Expenditure records held by the BSL show that large cash withdrawals amounting to several billions of Leones have become a regular financial practice by both the President and the First Lady since Maada Bio assumed power in May 2018. For the most part, operational records of the Office of the President do not show clear evidence of how the monies were spent.

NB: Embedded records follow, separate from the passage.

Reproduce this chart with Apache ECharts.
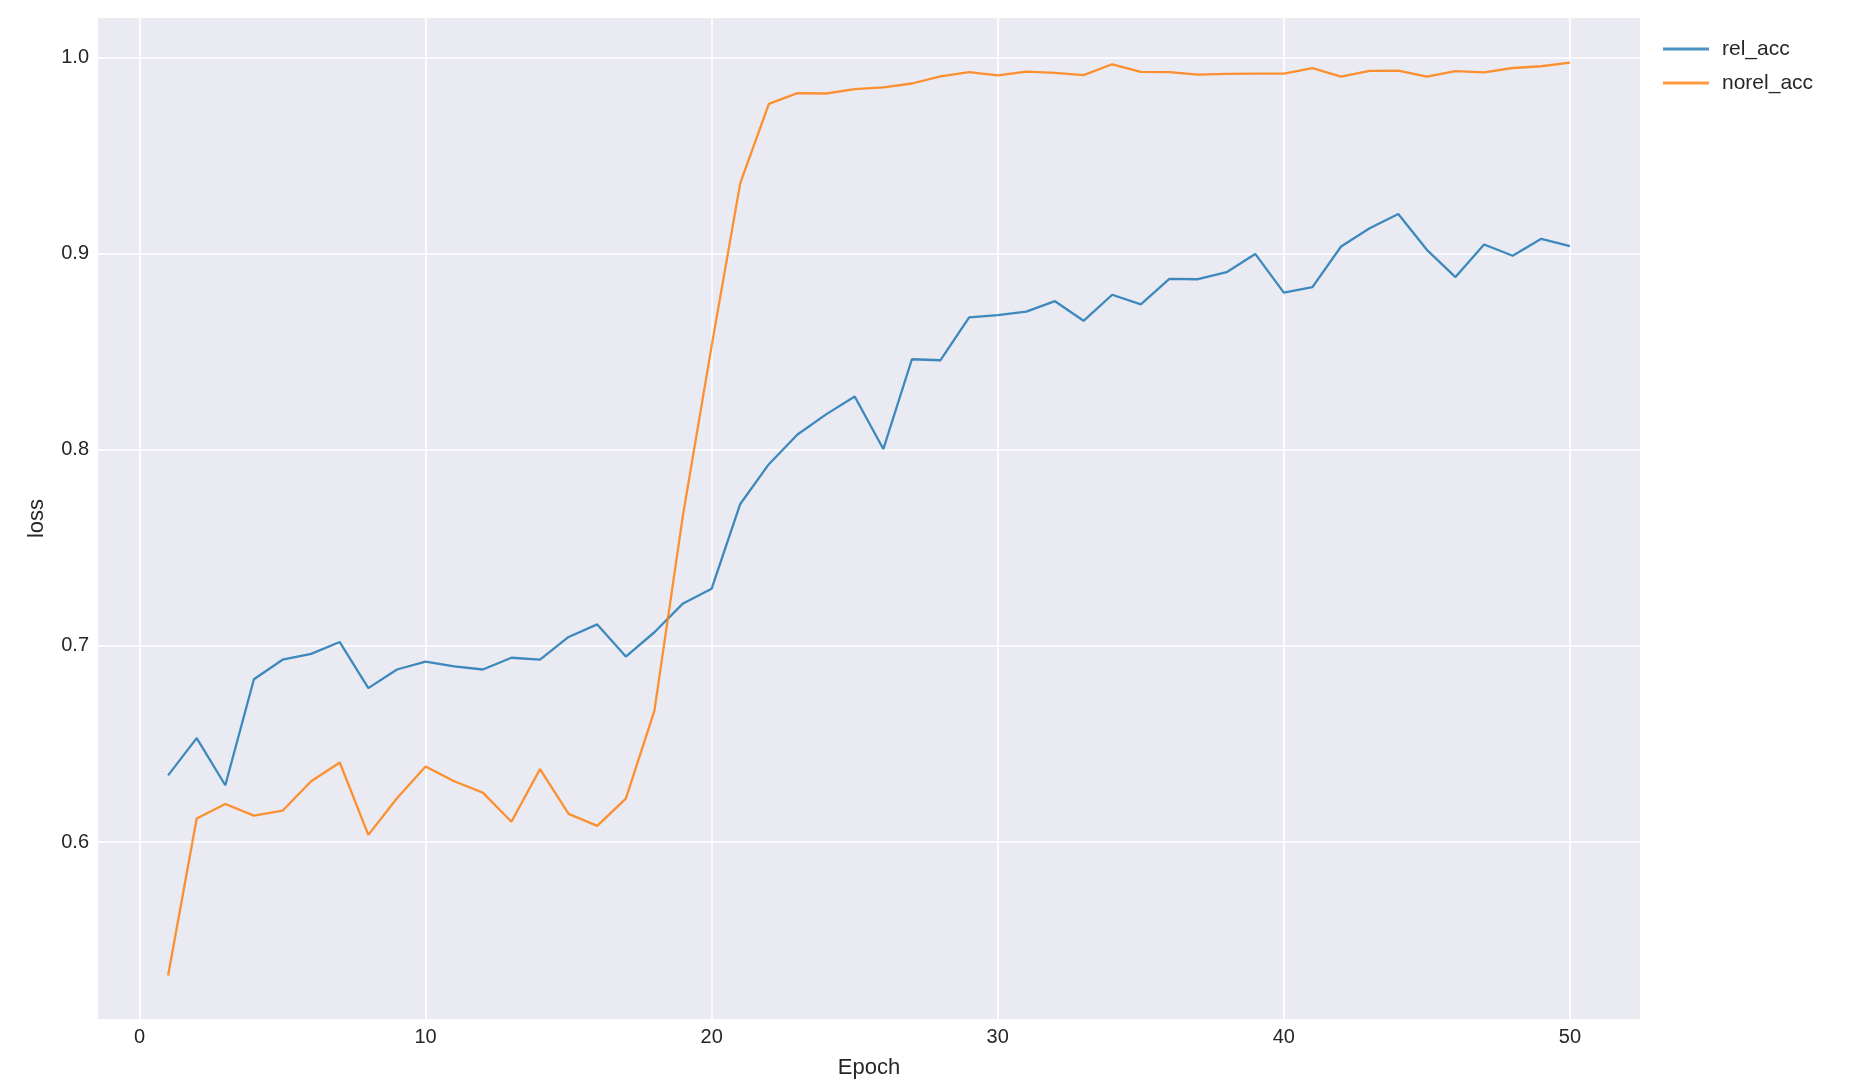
<!DOCTYPE html>
<html>
<head>
<meta charset="utf-8">
<script src="https://cdn.jsdelivr.net/npm/echarts@6/dist/echarts.min.js"></script>
<style>
html,body{margin:0;padding:0;background:#fff;}
#chart{width:1866px;height:1088px;}
</style>
</head>
<body>
<div id="chart"></div>
<script>
const epochs = [1,2,3,4,5,6,7,8,9,10,11,12,13,14,15,16,17,18,19,20,21,22,23,24,25,26,27,28,29,30,31,32,33,34,35,36,37,38,39,40,41,42,43,44,45,46,47,48,49,50];
const relAcc = [0.634,0.653,0.629,0.683,0.693,0.696,0.702,0.6785,0.688,0.692,
  0.6896,0.688,0.694,0.693,0.7046,0.711,0.6946,0.707,0.7217,0.7292,
  0.7724,0.7927,0.8078,0.8181,0.8272,0.8004,0.8462,0.8457,0.8675,0.8687,
  0.8705,0.8758,0.8658,0.8791,0.8742,0.8872,0.8870,0.8906,0.8999,0.8802,
  0.883,0.9037,0.913,0.9203,0.902,0.8881,0.9047,0.899,0.9076,0.9039];
const norelAcc = [0.532,0.612,0.6194,0.6135,0.616,0.631,0.6406,0.6037,0.6224,0.6385,
  0.631,0.6252,0.6104,0.6372,0.6144,0.6083,0.6222,0.667,0.767,0.853,
  0.936,0.9764,0.9819,0.9817,0.9839,0.9848,0.9868,0.9904,0.9926,0.9909,
  0.9929,0.9922,0.9911,0.9966,0.9927,0.9926,0.9913,0.9917,0.9918,0.9918,
  0.9946,0.9903,0.9932,0.9934,0.9903,0.9931,0.9925,0.9947,0.9956,0.9975];
const xTicks = [0,10,20,30,40,50];
const yTicks = [0.6,0.7,0.8,0.9,1.0];
const seriesNames = ['rel_acc','norel_acc'];

const textColor = '#262626';
const font = 'Liberation Sans, Arial, sans-serif';
const chart = echarts.init(document.getElementById('chart'), null, {renderer:'canvas'});
const pairs = (ys) => epochs.map((e,i)=>[e, ys[i]]);

chart.setOption({
  animation:false,
  backgroundColor:'#ffffff',
  textStyle:{fontFamily:font},
  grid:{left:98, top:18, width:1542, height:1001, show:true, backgroundColor:'#EAEAF2', borderWidth:0},
  legend:{
    orient:'vertical', left:1658, top:32, itemWidth:46, itemHeight:3, itemGap:10,
    icon:'rect',
    textStyle:{fontSize:21, color:textColor, fontFamily:font, lineHeight:24, padding:[0,0,0,8]},
    data:[
      {name:seriesNames[0], itemStyle:{color:'#1f77b4', opacity:0.8}},
      {name:seriesNames[1], itemStyle:{color:'#ff7f0e', opacity:0.8}}
    ]
  },
  xAxis:{
    type:'value', min:-1.45, max:52.45,
    name:'Epoch', nameLocation:'middle', nameGap:38,
    nameTextStyle:{fontSize:22, color:textColor, fontFamily:font},
    axisLine:{show:false},
    axisTick:{show:false, customValues:xTicks},
    axisLabel:{customValues:xTicks, fontSize:20, color:textColor, margin:8, fontFamily:font},
    splitLine:{show:true, lineStyle:{color:'#ffffff', width:1.6}}
  },
  yAxis:{
    type:'value', min:0.5098, max:1.0202,
    name:'loss', nameLocation:'middle', nameGap:50, nameRotate:90,
    nameTextStyle:{fontSize:22, color:textColor, fontFamily:font},
    axisLine:{show:false},
    axisTick:{show:false, customValues:yTicks},
    axisLabel:{customValues:yTicks, fontSize:20, color:textColor, margin:9, fontFamily:font,
      formatter:(v)=>v.toFixed(1)},
    splitLine:{show:true, lineStyle:{color:'#ffffff', width:1.6}}
  },
  series:[
    {name:seriesNames[0], type:'line', data:pairs(relAcc), showSymbol:false, symbol:'none',
     color:'#1f77b4', lineStyle:{width:2.3, color:'#1f77b4', opacity:0.85}},
    {name:seriesNames[1], type:'line', data:pairs(norelAcc), showSymbol:false, symbol:'none',
     color:'#ff7f0e', lineStyle:{width:2.3, color:'#ff7f0e', opacity:0.85}}
  ]
});
</script>
</body>
</html>
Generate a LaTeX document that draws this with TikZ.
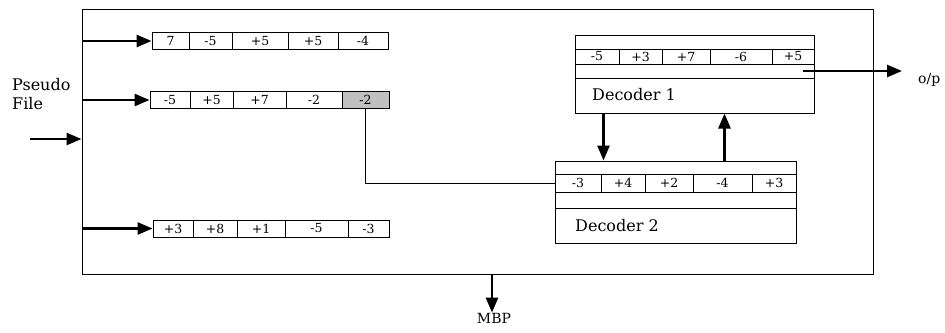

We aggregated the list of all expenditures by the President and First Lady in 2018, including the large volumes of cash withdrawn from both the President’s Travel Account and the Account of the Office of the First Lady at the BSL, and we discovered that within the first six months of the Bio administration, a combined total of Le31,822,946,910.72 (over US$3.1 million) was withdrawn and jointly spent by President Bio and First Lady Fatima Bio as travel per diem and on unspecified personal uses. This amount exceeded the total amount of alleged recoveries announced by the Anti-Corruption Commission (ACC) from officials of the previous regime for the entire three years since Bio assumed power. By the end of December 2020, the ACC said it recovered a total of Le26.8 billion (about US$2.6 million) from its non-conviction settlements involving mostly cases between 2015 and early 2018. Total amounts reportedly recovered by the ACC in the three years of the Bio administration falls far below the cash withdrawn for unspecified purposes by the President and First Lady in the first six months in office.